In a state-sponsored Demonstration Project for People with Disabilities (DPPD) “Partners Forum” held Wednesday, June 14th in St. Paul, the Hennepin County planning team had the opportunity to learn from consumers, providers, advocates and other county and Department of Human Services (DHS) staff about lessons learned in planning the DPPD. The Robert Wood Johnson Foundation (RWJ) funded the forum and RWJ staff provided opening remarks.
DHS staff estimated 10-15 consumers were among the 115 attendees at the full day forum. In one of the eight presentations at the forum, “Stakeholders Insights”, consumers and advocates were asked to describe their involvement in the project.
Seven members comprised the “Stakeholders Insights” panel, in which members discussed their experiences planning for the DPPD and their thoughts about managed care for people with disabilities. Among the panelists were consumers and advocates representing the DPPD county implementation sites of Olmstead, Freeborne, Sibley, and Blue Earth counties, and the DHS Stakeholders group.
Highlighted below are issues voiced by consumers and advocates that the Hennepin County CareS planning team found particularly useful:
1. The Benefits of a strong shared vision and a common goal, held by all involved in the planning process, from consumers at the county level to county and state staff.
2. Guidelines, requirements and timelines from the State (DHS) needed to be consistent.
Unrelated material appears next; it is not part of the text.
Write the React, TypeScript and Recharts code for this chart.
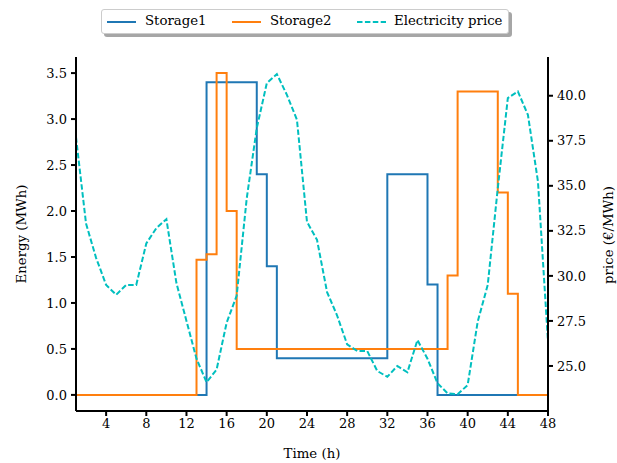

Consumers worked closely with their county staff to develop plans appropriate to the needs of consumers in their county and in compliance with State requirements.
3. Programs must allow flexibility to foster independence for themselves, and as parents of children with disabilities.
Debbi Harris, parent, stressed the importance of fostering independence, speaking of the value of having public support for programs where “families can mentor each other and share their experiences, providing a guide for each other when navigating through the healthcare and community service systems.”
4. State stakeholder meetings should be held at times sensitive to consumer schedules. To attend mid-day meetings, consumers report they or their spouse often take time off without pay or use vacation time.
Kris Flaten, consumer, asked for a show of hands to answer two questions: “How many people are here today [at Partners Forum] on salary?” and “How many people will earn more than $35 today?.” She stated, “$35 is what consumers receive for attending a [stakeholders] meeting.”
5. To truly contribute at the state level to guide model development, consumers need to be able to integrate information they are given and to determine how this information may best be incorporated in the project plan.
6. Early involvement in the government process is crucial to developing a model that truly serves consumers.
Charlie Smith, Access Press, said “we need to be involved in the legislative process before it is finalized”. In addition, “we also need to be involved in the planning process at the county level.”